On November 14, 2025, Dentsu Group announced its third-quarter results for the fiscal year ending in December. In discussing the company’s management over the past few years, it is impossible to ignore the 2013 acquisition of the Aegis Group for ¥400 billion. With an eye on a mature domestic market, this large-scale M&A aimed to pursue both “globalization” and a “digital shift.” However, the subsequent developments have not exactly gone smoothly. Ahead of the latest results, it is worth revisiting the factors behind its challenges.
Background of the Aegis Acquisition: Why Dentsu Aimed for “Global”
Revisiting the Acquisition Background
Limits and Saturation in the Domestic Market
One of the primary drivers behind the acquisition was the stagnation of Japan’s domestic advertising market. From the late 2000s, advertising spending in Japan had plateaued, and corporate marketing investments remained flat. With a declining population and long-term economic stagnation, it was clear that relying solely on the domestic market would eventually halt growth. At the time, Dentsu depended on the Japanese market for roughly 90% of its revenue, making the transition from a “domestic leader” to a “global player” an urgent priority.
The Digital Wave and Accelerating Global Competition
Another key factor was the digital shift in advertising. Platforms like Facebook, Google, and YouTube were rapidly emerging, and the focus of advertising was moving away from TV and newspapers toward digital channels. In the West, digital advertising capabilities were becoming a decisive factor for agency competitiveness, and Dentsu, heavily centered on the Japanese market, was clearly lagging behind.
Aegis was a European advertising group with notable strengths in the digital arena. Its subsidiaries, such as Carat and Vizeum, were renowned for their data-driven strategies and media-buying expertise, offering Dentsu the immediate “global × digital” capabilities it lacked.
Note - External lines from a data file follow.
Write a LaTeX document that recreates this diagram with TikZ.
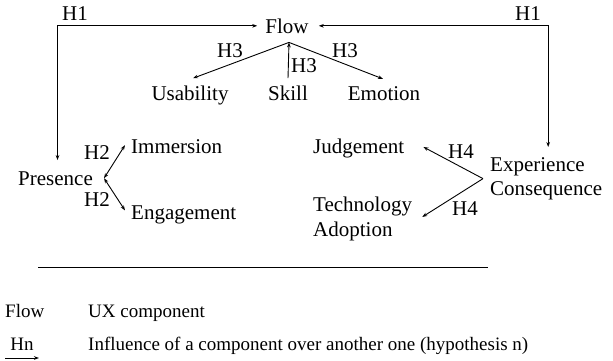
\documentclass[tikz,border=0pt]{standalone}
\usepackage{fontspec}
\setmainfont{Liberation Serif}
\usetikzlibrary{arrows.meta}
\begin{document}
\begin{tikzpicture}[x=1pt,y=-1pt,
  lbl/.style={inner sep=0pt, font=\fontsize{21}{24.5}\selectfont},
  leg/.style={inner sep=0pt, font=\fontsize{19}{23}\selectfont},
  arr/.style={-{Stealth[length=5pt,width=3.6pt]}, line width=0.9pt},
  darr/.style={{Stealth[length=5pt,width=3.6pt]}-{Stealth[length=5pt,width=3.6pt]}, line width=0.9pt},
  rule/.style={line width=0.9pt}]
\useasboundingbox (0,0) rectangle (613,360);
% nodes
\node[lbl, anchor=base] (flow) at (287,33) {Flow};
\node[lbl, anchor=base] (h1l) at (75,20) {H1};
\node[lbl, anchor=base] (h1r) at (528,20) {H1};
\node[lbl, anchor=base] (usab) at (190,100) {Usability};
\node[lbl, anchor=base] (skill) at (288,100) {Skill};
\node[lbl, anchor=base] (emo) at (384,100) {Emotion};
\node[lbl, anchor=base] (h3a) at (230,57) {H3};
\node[lbl, anchor=base west] (h3b) at (291,72) {H3};
\node[lbl, anchor=base] (h3c) at (345,57) {H3};
\node[lbl, anchor=base west] (pres) at (18,185) {Presence};
\node[lbl, anchor=base west] (imm) at (131,153) {Immersion};
\node[lbl, anchor=base west] (eng) at (131,219) {Engagement};
\node[lbl, anchor=base] (h2a) at (97,159) {H2};
\node[lbl, anchor=base] (h2b) at (97,206) {H2};
\node[lbl, anchor=base west] (judg) at (313,153) {Judgement};
\node[lbl, anchor=north west, align=left] (tech) at (313,197) {Technology\\Adoption};
\node[lbl, anchor=north west, align=left] (exp) at (490,157) {Experience\\Consequence};
\node[lbl, anchor=base] (h4a) at (461,158) {H4};
\node[lbl, anchor=base] (h4b) at (465,215) {H4};
% legend
\node[leg, anchor=base west] (lflow) at (5,317) {Flow};
\node[leg, anchor=base west] (lux) at (88,317) {UX component};
\node[leg, anchor=base] (lhn) at (22,350) {Hn};
\node[leg, anchor=base west] (linf) at (88,350) {Influence of a component over another one (hypothesis n)};
% coordinates
\coordinate (fp) at ([xshift=2pt,yshift=-9pt]flow.south);
\coordinate (pp) at ([xshift=11pt]pres.east);
\coordinate (ep) at ([xshift=-7pt]exp.west);
\coordinate (rulel) at (38,267);
\coordinate (ruler) at (488,267);
% connectors
\draw[darr] ([xshift=-8pt]flow.west) -| ([xshift=2pt,yshift=11pt]pres.north);
\draw[darr] ([xshift=10pt]flow.east) -| ([xshift=2pt,yshift=10pt]exp.north);
\draw[arr] (fp) -- ([xshift=3pt,yshift=7pt]usab.north);
\draw[arr] ([yshift=7pt]skill.north) -- (fp);
\draw[arr] (fp) -- ([xshift=-1pt,yshift=7pt]emo.north);
\draw[darr] (pp) -- ([xshift=-6pt,yshift=1pt]imm.west);
\draw[darr] (pp) -- ([xshift=-6pt,yshift=4pt]eng.west);
\draw[arr] (ep) -- ([xshift=19pt,yshift=1pt]judg.east);
\draw[arr] (ep) -- ([xshift=10pt,yshift=2pt]tech.east);
\draw[rule] (rulel) -- (ruler);
\draw[arr] ([xshift=-17pt,yshift=-8pt]lhn.base) -- ([xshift=17pt,yshift=-8pt]lhn.base);
\end{tikzpicture}
\end{document}
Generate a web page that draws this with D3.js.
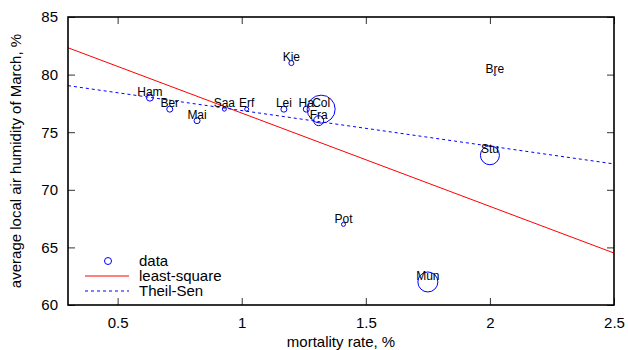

Global Network and Acquisition of Global Clients
Headquartered in London, Aegis operated in over 100 countries across Europe, North America, and Asia. Its client roster included global brands such as Unilever, Mastercard, and Microsoft. The acquisition was therefore not merely about “scale”; it was a strategic move to instantly gain a network of global clients.
Through this deal, Dentsu leaped from the world’s fifth-largest advertising group to the third, aiming to transform into a “global holding company” beyond its domestic roots.
Pursuit of Discontinuous Growth and a “Now-or-Never” Decision
At the time, Dentsu saw the limits of organic domestic growth and sought discontinuous growth through M&A. The Aegis acquisition was the pinnacle of this strategy, with a price tag of approximately £3.16 billion (around ¥395.5 billion). CEO Naoki Ishii stated at the time:
“This is a strategic decision to create the next-generation Dentsu Group, centered on digital and globalization.”
Major Western advertising groups such as WPP, Omnicom, Publicis, and Interpublic were also accelerating restructuring, and Dentsu’s leadership reportedly feared that missing this timing would leave the company trailing in the global market.
Summary: A Rational Decision, But the Results Were…The Aegis acquisition addressed three simultaneous challenges:
- Limits of the domestic market
- Adapting to digital transformation
- Gaining a global network
It was, in theory, a rational move. However, the following decade revealed the difficulties of post-merger integration and the challenges of profitability: goodwill impairments, underperformance in overseas operations, and friction due to cultural differences. Behind the ambitious goal of “going global,” unexpected challenges began to accumulate.